# Short task:
In this exercise, print only the lines of the records below from the one with "Reproduce this chart with matplotlib." through the one with "length=3, width=1.5, color='black')", inclusive. Pictures are not part of the copy.

start Information provided

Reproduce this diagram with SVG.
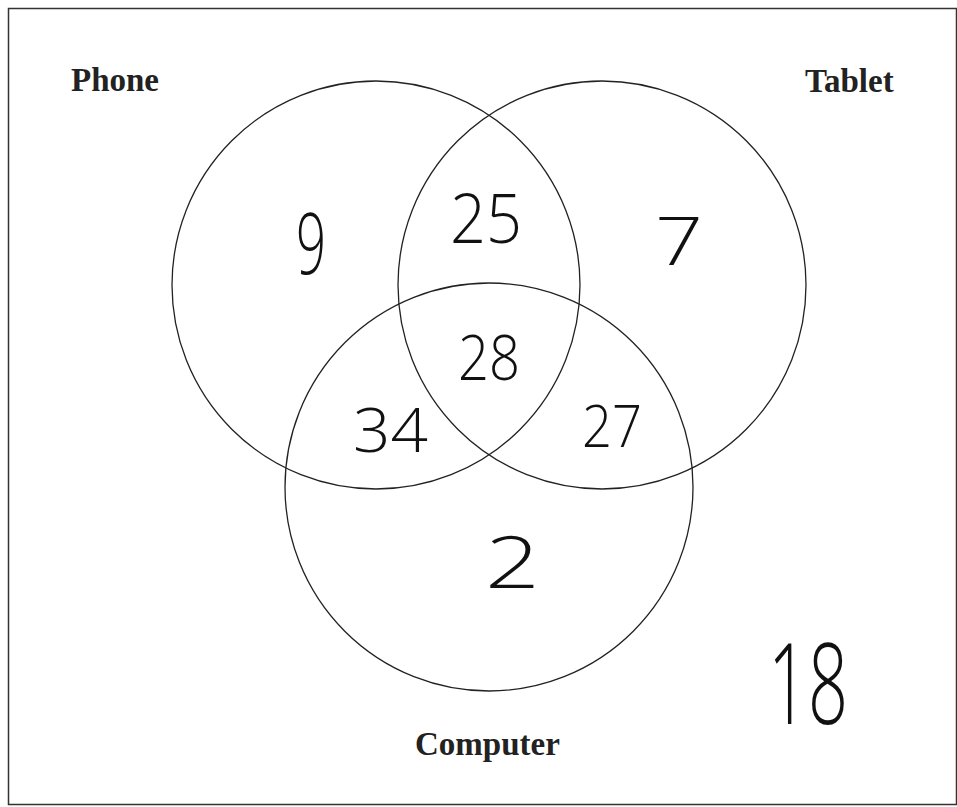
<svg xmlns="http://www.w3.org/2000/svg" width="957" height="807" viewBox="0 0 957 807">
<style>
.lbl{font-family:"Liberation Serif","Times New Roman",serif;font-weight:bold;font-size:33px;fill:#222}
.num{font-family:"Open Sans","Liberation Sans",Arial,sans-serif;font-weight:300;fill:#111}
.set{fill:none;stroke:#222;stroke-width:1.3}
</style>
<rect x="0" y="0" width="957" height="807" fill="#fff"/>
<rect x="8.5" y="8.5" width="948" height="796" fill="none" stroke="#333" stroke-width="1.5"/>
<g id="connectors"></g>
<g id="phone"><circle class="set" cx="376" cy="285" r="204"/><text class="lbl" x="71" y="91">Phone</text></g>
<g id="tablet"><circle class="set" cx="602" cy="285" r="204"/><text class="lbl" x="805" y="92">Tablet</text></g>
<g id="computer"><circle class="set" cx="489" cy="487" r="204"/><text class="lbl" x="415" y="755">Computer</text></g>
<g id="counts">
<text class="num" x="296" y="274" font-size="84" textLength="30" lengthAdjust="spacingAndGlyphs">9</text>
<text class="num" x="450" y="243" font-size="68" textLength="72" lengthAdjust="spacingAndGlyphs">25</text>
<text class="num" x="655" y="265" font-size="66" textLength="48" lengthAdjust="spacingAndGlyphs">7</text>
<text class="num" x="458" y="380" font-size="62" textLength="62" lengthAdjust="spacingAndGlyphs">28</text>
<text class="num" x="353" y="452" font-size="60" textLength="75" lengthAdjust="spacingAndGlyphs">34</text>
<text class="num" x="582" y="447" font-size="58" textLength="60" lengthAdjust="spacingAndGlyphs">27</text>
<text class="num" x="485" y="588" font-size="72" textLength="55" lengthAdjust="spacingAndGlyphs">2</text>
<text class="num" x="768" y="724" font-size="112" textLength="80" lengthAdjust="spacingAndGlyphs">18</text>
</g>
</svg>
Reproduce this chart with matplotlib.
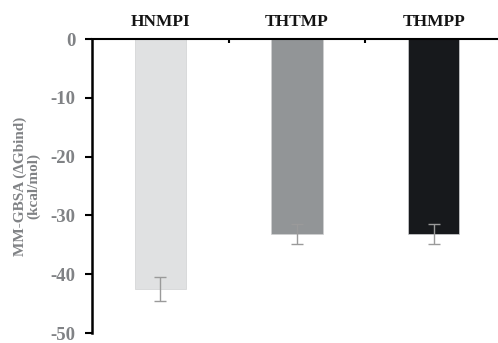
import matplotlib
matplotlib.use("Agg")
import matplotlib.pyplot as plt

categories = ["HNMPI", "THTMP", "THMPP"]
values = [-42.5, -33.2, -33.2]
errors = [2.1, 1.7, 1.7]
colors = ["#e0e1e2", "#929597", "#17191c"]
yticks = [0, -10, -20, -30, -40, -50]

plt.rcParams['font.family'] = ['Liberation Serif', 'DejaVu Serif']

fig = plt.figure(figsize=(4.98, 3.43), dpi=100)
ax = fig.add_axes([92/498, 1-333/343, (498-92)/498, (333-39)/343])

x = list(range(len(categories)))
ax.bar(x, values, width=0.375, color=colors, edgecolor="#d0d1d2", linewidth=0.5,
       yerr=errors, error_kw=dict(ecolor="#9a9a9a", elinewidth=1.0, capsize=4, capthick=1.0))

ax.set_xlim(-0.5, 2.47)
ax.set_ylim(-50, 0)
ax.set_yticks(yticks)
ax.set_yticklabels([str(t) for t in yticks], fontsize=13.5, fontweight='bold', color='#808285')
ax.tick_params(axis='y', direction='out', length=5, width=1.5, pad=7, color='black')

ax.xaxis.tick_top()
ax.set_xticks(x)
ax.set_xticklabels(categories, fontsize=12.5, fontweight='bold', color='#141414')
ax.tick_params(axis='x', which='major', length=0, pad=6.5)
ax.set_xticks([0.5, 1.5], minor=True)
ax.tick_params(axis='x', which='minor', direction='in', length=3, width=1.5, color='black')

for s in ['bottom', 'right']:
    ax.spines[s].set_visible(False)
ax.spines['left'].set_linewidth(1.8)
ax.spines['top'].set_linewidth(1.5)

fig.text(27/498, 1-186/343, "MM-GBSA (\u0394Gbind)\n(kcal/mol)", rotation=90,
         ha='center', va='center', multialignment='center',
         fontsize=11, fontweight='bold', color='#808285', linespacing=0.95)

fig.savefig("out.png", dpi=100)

end Information provided

# Result:
Reproduce this chart with matplotlib.
import matplotlib
matplotlib.use("Agg")
import matplotlib.pyplot as plt

categories = ["HNMPI", "THTMP", "THMPP"]
values = [-42.5, -33.2, -33.2]
errors = [2.1, 1.7, 1.7]
colors = ["#e0e1e2", "#929597", "#17191c"]
yticks = [0, -10, -20, -30, -40, -50]

plt.rcParams['font.family'] = ['Liberation Serif', 'DejaVu Serif']

fig = plt.figure(figsize=(4.98, 3.43), dpi=100)
ax = fig.add_axes([92/498, 1-333/343, (498-92)/498, (333-39)/343])

x = list(range(len(categories)))
ax.bar(x, values, width=0.375, color=colors, edgecolor="#d0d1d2", linewidth=0.5,
       yerr=errors, error_kw=dict(ecolor="#9a9a9a", elinewidth=1.0, capsize=4, capthick=1.0))

ax.set_xlim(-0.5, 2.47)
ax.set_ylim(-50, 0)
ax.set_yticks(yticks)
ax.set_yticklabels([str(t) for t in yticks], fontsize=13.5, fontweight='bold', color='#808285')
ax.tick_params(axis='y', direction='out', length=5, width=1.5, pad=7, color='black')

ax.xaxis.tick_top()
ax.set_xticks(x)
ax.set_xticklabels(categories, fontsize=12.5, fontweight='bold', color='#141414')
ax.tick_params(axis='x', which='major', length=0, pad=6.5)
ax.set_xticks([0.5, 1.5], minor=True)
ax.tick_params(axis='x', which='minor', direction='in', length=3, width=1.5, color='black')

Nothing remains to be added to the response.